After voting to merge on February 26th 2018, America’s Bryan Cave and the English firm Berwin Leighton Paisner (BLP) have joined forces. From this union was born Bryan Cave Leighton Paisner, gathering over 1,400 lawyers in 32 offices in 13 different countries, placing it among the largest firms in the world. At its head, Therese Pritchard, former Bryan Cave Chair who specializes in white collar crime and securities enforcement and Lisa Mayhew, labor law expert, formerly BLP’s managing partner. Meeting with these two ambitious women.
Leaders League. What impulses drove this merger?
Therese Pritchard: After becoming of managing partner in 2014, Bryan Cave started a strategic plan to differentiate itself from similar law firms. We wanted to grow in three areas: real estate, financial services and the food and agriculture sector and were therefore extremely interested in merging with a firm that shared our ambition.
Lisa Mayhew. Coincidentally, BLP did its own strategic plan at approximately the same time and identified a need to grow in real estate and litigation, while continuing to extend the strength we already had in financial services and corporate business. We also felt a desire to strongly push our internationalization. We swam the river halfway but needed a partner to make the final stretch. BLP had been in discussions with another American firm which came to nothing. When Therese and I made contact, we quickly became confident enough our firms could easily merge. It took us longer than we wanted in the sense that we were soon heavily involved in preparations to mold both firms into a single outfit that could go on the same journey together.
Do you intend to continue developing by joining forces with other law firms?
L.M. and T.P. We do not expect to conduct mergers of the same size. But we do not rule out adding small firms in cities where we think we need additional strength. Our strategy is driven by the concept of being one united team while continuing to address the needs of clients across the globe.
How will the merger change in your relationship with clients?
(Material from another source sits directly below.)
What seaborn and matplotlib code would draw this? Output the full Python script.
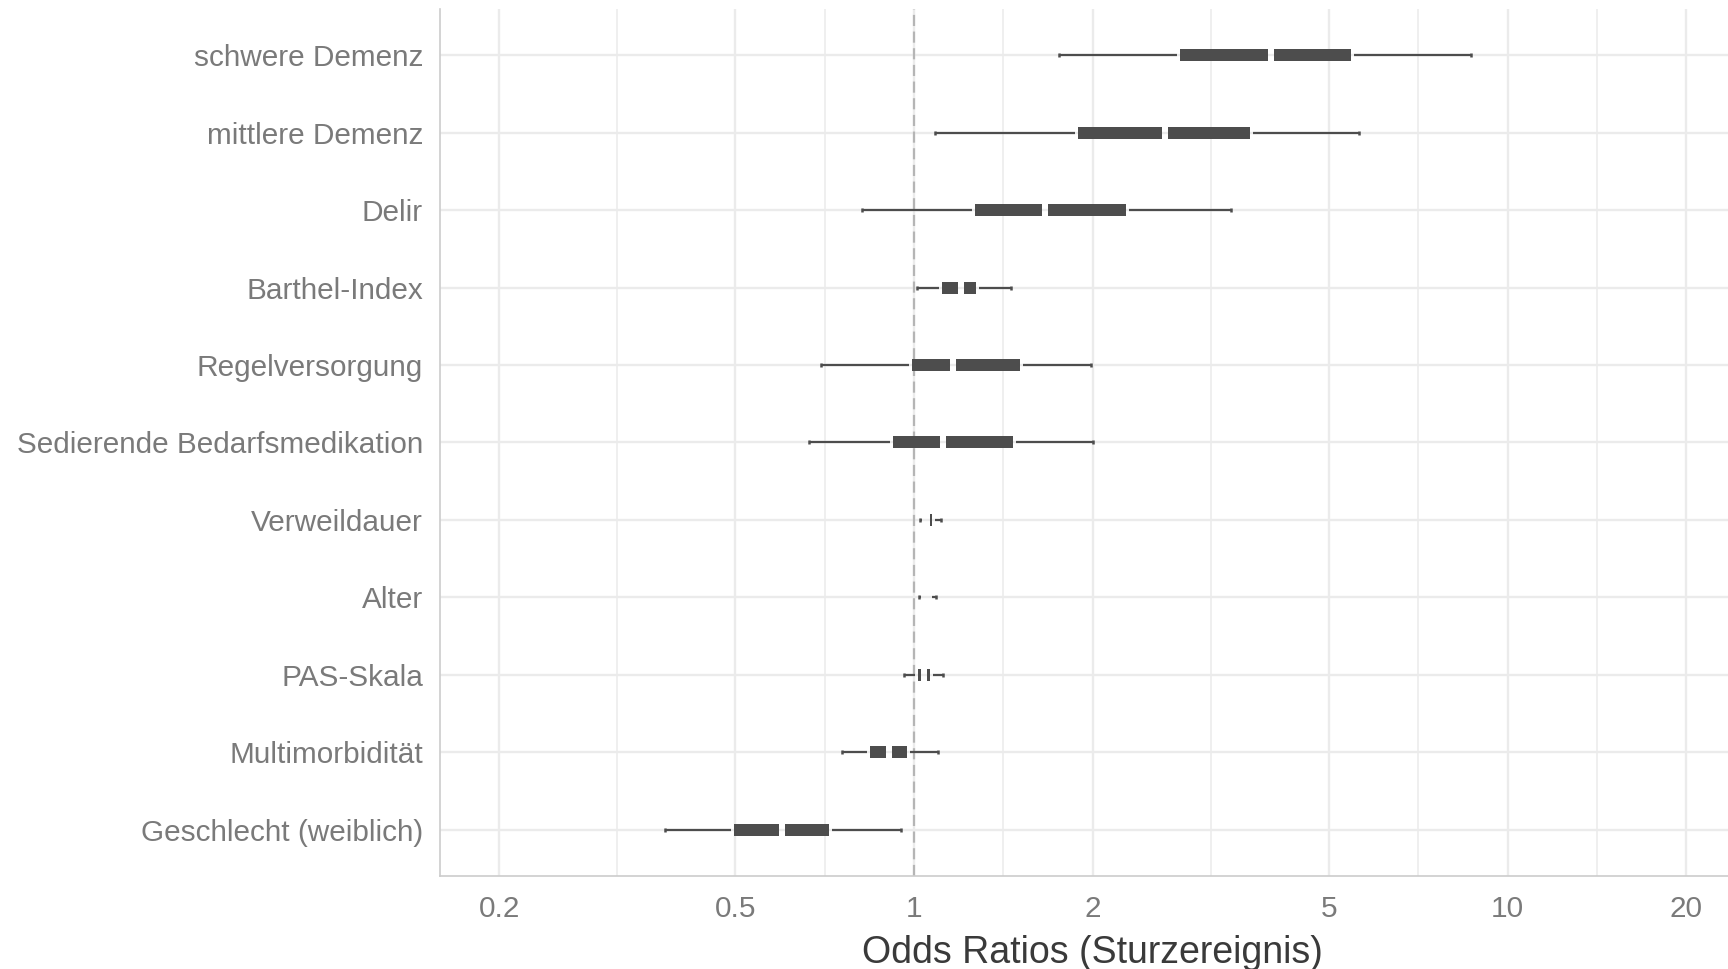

How did they react?
T.P. Before making this move public, we consulted our clients to get their thoughts on the merger. We were delighted to discover that, on both sides, they were very supportive.
L.M. In the month of May alone – one month only after the merger – we opened one hundred new cases for clients. I believe they are pleased their needs can now be covered on a larger scale. Therese and I were in London and Paris recently to celebrate the merger: in total we were able to meet in person with 800 clients, several of whom we have represented for a very long time. It is important to keep in mind that, at the end of the day, they are the ones who matter most.
Even so, I suppose your operating methods in terms of approaching clients/pricing etc. were not exactly the same. How will you reconcile these differences?
T.P. In the UK, law firms more often apply fixed rates, while in the US it is more common to charge by the hour. Local approaches can indeed be very different, but we do not believe there is a unique way to approach these things. We are a global firm. We want our lawyers to share the same vision but always take into account local differences.
Before you joined forces, both Bryan Cave and BLP were very active in the innovation field. How do you intend to continue this development within Bryan Cave Leighton Paisner?
L.M. Before joining forces, both sides developed several innovation tools. At Bryan Cave, they were using CrossLITE platform while at BLP we were the first law firm to use the AI product RAVN and to persuade courts in the UK to allow a client to use predictive coding in the document review process. Keeping in mind that we are not a tech company, we are willing to continue to develop the part technology plays in our activities to always better serve clients. Among all the other affinities we shared, this innovation path on both sides of the Atlantic gave us added conviction that our firms should come closer together.